Introduction: The Amazon Web Services Shanghai AI Research Institute, led by Dr. Wang Minjie, presents the Deep Graph Library (DGL), an open‑source graph deep learning framework they helped initiate.

Graph data is ubiquitous, ranging from molecular structures to social networks and knowledge graphs.

Typical graph machine‑learning tasks include node prediction, edge prediction, link prediction, community/subgraph detection, whole‑graph classification, and graph generation.

Combining graphs with deep learning yields Graph Neural Networks (GNNs), which learn vector representations for nodes, edges, and subgraphs through message‑passing.

DGL’s core ideas: flexible programming interface, efficient low‑level system design with operator fusion, support for massive graphs via distributed training, and a rich open‑source ecosystem.

Extensions built on DGL cover knowledge‑graph embedding (DGL‑KE), visualization (GNNLens, GRAPHISTY), heterogeneous graph models (OpenHGNN), benchmark suites (OGB), database connectors (Amazon Neptune ML, Neo4j, ArangoDB), and life‑science applications (LifeSci, DeepChem).
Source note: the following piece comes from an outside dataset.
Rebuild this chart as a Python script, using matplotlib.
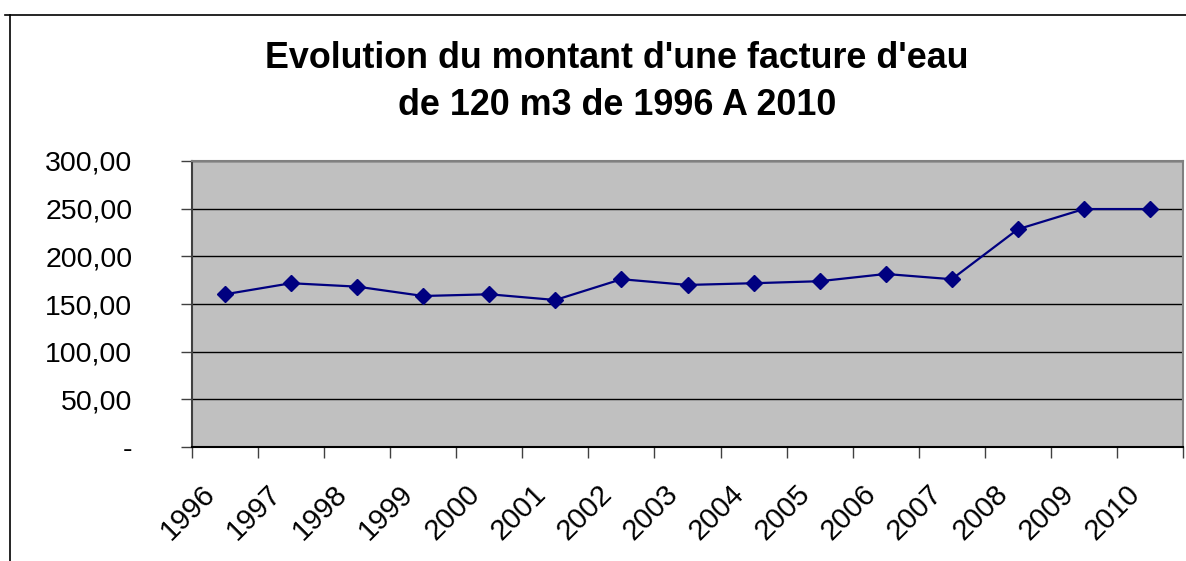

Key challenges for open‑source graph ML systems are usability, high performance, and scaling to large graphs; DGL addresses these with sampling, KVStore, and training components.

Training on a single GPU involves subgraph extraction, feature extraction, and mixed CPU‑GPU computation, with data transfer often becoming a bottleneck; CUDA UVA in DGL v0.8 reduces this overhead.

Multi‑GPU training faces bandwidth limits and requires careful asynchronous communication.

Training cost is significant; CPU‑GPU hybrid training can be cheaper than full‑GPU clusters for massive datasets such as MAG240M, WikiKG90Mv2, and PCQM4Mv2.

Inference challenges include redundant data collection in node‑wise inference versus more efficient layer‑wise message‑passing inference.

Future work aims at fully automated GNN inference through model compilation, generation of efficient layer‑wise code, and hardware‑aware hyper‑parameter search.

Q&A highlighted deployment of DGL models, large‑scale sampling optimizations, and advantages of DGL over PyG, emphasizing its graph‑centric abstraction, operator fusion, and distributed training support.